4. Interview Process Overview
The interview process for a Software Engineer at Fulton County Schools is generally straightforward but can vary in format depending on the specific team and current district protocols. Candidates typically begin with a brief, high-level screening conversation. This initial phase is often non-technical, focusing primarily on your background, relevant occupations, past projects, and ensuring you understand the unique obligations and duties associated with joining a public educational organization.
If you progress to the next stage, you will face a more rigorous onsite or virtual panel interview. You can expect to walk into a room (or virtual meeting) with a panel of multiple superiors and stakeholders. This round is highly behavioral and scenario-driven, diving deep into your past projects, your future career aspirations, and how you would handle specific technical situations.
Following the panel discussion, candidates are frequently asked to complete a practical technical assessment. Historically, this has involved being taken to a separate room to complete a computer-based SQL test. The process is designed to validate both your cultural fit within a structured district environment and your hands-on ability to manage complex data.
The visual timeline above outlines the typical progression from the initial non-technical conversation to the formal panel and practical technical assessment. You should use this to pace your preparation, focusing first on your narrative and behavioral answers, and reserving dedicated time to drill hands-on SQL syntax before the final stages. Keep in mind that panel interviews require you to engage multiple stakeholders at once, so practice maintaining eye contact and addressing different perspectives.
5. Deep Dive into Evaluation Areas
To succeed, you need to understand exactly what the panel is looking for during your conversations and technical assessments. Focus your preparation on these core evaluation areas.
Past Projects and Career Trajectory
Your history is the strongest predictor of your future success at Fulton County Schools. The panel will scrutinize your resume to understand the scale and complexity of what you have built. They are looking for engineers who can own a project from requirements gathering to deployment.
Be ready to go over:
- End-to-End Delivery – Explaining your specific role in bringing a project to life.
- Stakeholder Collaboration – How you worked with non-technical users to define requirements.
- Career Goals – Where you see yourself in the future and how FCS fits into that plan.
- Advanced concepts (less common) – Leading cross-functional teams, transitioning legacy systems to modern frameworks, or managing vendor software integrations.

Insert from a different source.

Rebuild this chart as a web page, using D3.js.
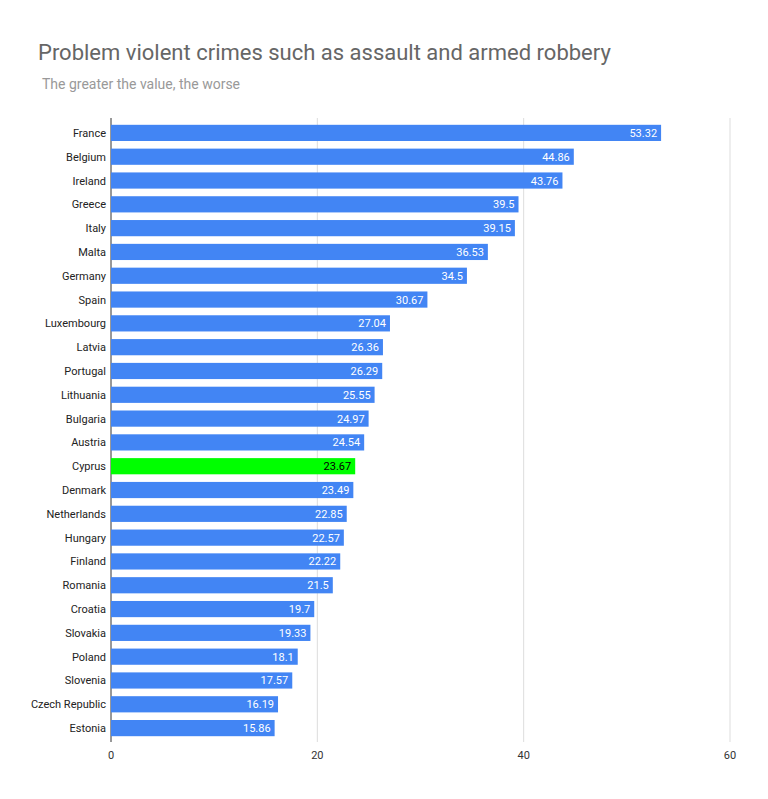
<!DOCTYPE html>
<html><head><meta charset="utf-8">
<script src="https://cdn.jsdelivr.net/npm/d3@7"></script>
<style>body{margin:0;background:#fff;font-family:Roboto,Arial,sans-serif}</style>
</head><body>
<svg id="c" width="768" height="799"></svg>
<script>
const countries=["France","Belgium","Ireland","Greece","Italy","Malta","Germany","Spain","Luxembourg","Latvia","Portugal","Lithuania","Bulgaria","Austria","Cyprus","Denmark","Netherlands","Hungary","Finland","Romania","Croatia","Slovakia","Poland","Slovenia","Czech Republic","Estonia"];
const values=[53.32,44.86,43.76,39.5,39.15,36.53,34.5,30.67,27.04,26.36,26.29,25.55,24.97,24.54,23.67,23.49,22.85,22.57,22.22,21.5,19.7,19.33,18.1,17.57,16.19,15.86];
const ticks=[0,20,40,60];
const highlight="Cyprus";
const svg=d3.select("#c");
svg.append("rect").attr("width",768).attr("height",799).attr("fill","#fff");
const x=d3.scaleLinear().domain([0,60]).range([111,730]);
const y=d3.scaleBand().domain(countries).range([121,740]).paddingInner(0.32).paddingOuter(0.16);
svg.append("text").attr("x",38).attr("y",60).attr("font-size",22).attr("fill","#666").text("Problem violent crimes such as assault and armed robbery");
svg.append("text").attr("x",42).attr("y",89).attr("font-size",14).attr("fill","#999").text("The greater the value, the worse");
svg.selectAll("line.g").data(ticks).join("line").attr("x1",d=>x(d)).attr("x2",d=>x(d)).attr("y1",118).attr("y2",742).attr("stroke",d=>d===0?"#333":"#ddd").attr("stroke-width",1);
svg.selectAll("text.t").data(ticks).join("text").attr("x",d=>x(d)).attr("y",759).attr("text-anchor","middle").attr("font-size",11).attr("fill","#333").text(d=>d);
const data=countries.map((c,i)=>({c,v:values[i]}));
svg.selectAll("rect.b").data(data).join("rect").attr("x",x(0)).attr("y",d=>y(d.c)).attr("width",d=>x(d.v)-x(0)).attr("height",y.bandwidth()).attr("fill",d=>d.c===highlight?"#00ff00":"#4285f4");
svg.selectAll("text.l").data(data).join("text").attr("x",d=>x(d.v)-4).attr("y",d=>y(d.c)+y.bandwidth()/2+4).attr("text-anchor","end").attr("font-size",11).attr("fill",d=>d.c===highlight?"#000":"#fff").text(d=>d.v);
svg.selectAll("text.c").data(data).join("text").attr("x",106).attr("y",d=>y(d.c)+y.bandwidth()/2+4).attr("text-anchor","end").attr("font-size",11).attr("fill","#222").text(d=>d.c);
</script></body></html>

Example questions or scenarios:
- "Walk us through a past project that is highly relevant to the systems we use here."
- "Where do you see yourself in your career in the next five years?"
- "Describe a time you had to explain a complex technical hurdle to a non-technical stakeholder."
Scenario-Based Problem Solving
Working in a school district means dealing with unexpected technical issues, from system outages during grading periods to scaling portals for parent access. Interviewers will present you with hypothetical scenarios to see how you think on your feet.
Be ready to go over:
- System Troubleshooting – Identifying the root cause of an application failure or slow performance.
- Requirement Ambiguity – Designing a solution when the initial prompt is vague.
- Prioritization – Handling multiple urgent requests from different administrative departments simultaneously.
- Advanced concepts (less common) – Disaster recovery planning, handling PII (Personally Identifiable Information) and FERPA compliance in software design.
Example questions or scenarios:
- "A critical internal portal goes down right before a major district deadline. Walk us through your troubleshooting steps."
- "If a school administrator asks for a feature that contradicts our current database architecture, how do you handle it?"
- "How would you design a system to track student attendance across 100 different locations?"
Database Management and SQL
Because data is the lifeblood of the district's operations, SQL proficiency is a non-negotiable requirement. The computer-based test will evaluate your ability to write efficient, accurate queries without the help of modern ORMs or autocomplete tools.
Be ready to go over:
- Complex Joins – Combining data from multiple tables (e.g., students, classes, grades).
- Aggregations and Grouping – Using functions like COUNT, SUM, and AVG to generate reports.
- Data Filtering – Writing precise WHERE and HAVING clauses to extract specific records.
- Advanced concepts (less common) – Writing stored procedures, optimizing slow queries with indexes, and understanding database normalization.
Example questions or scenarios:
- "Write a query to find all students who have missed more than five days of school in a specific semester."
- "How would you optimize a query that is taking too long to execute on a large table?"
- "Explain the difference between a LEFT JOIN and an INNER JOIN using a practical example."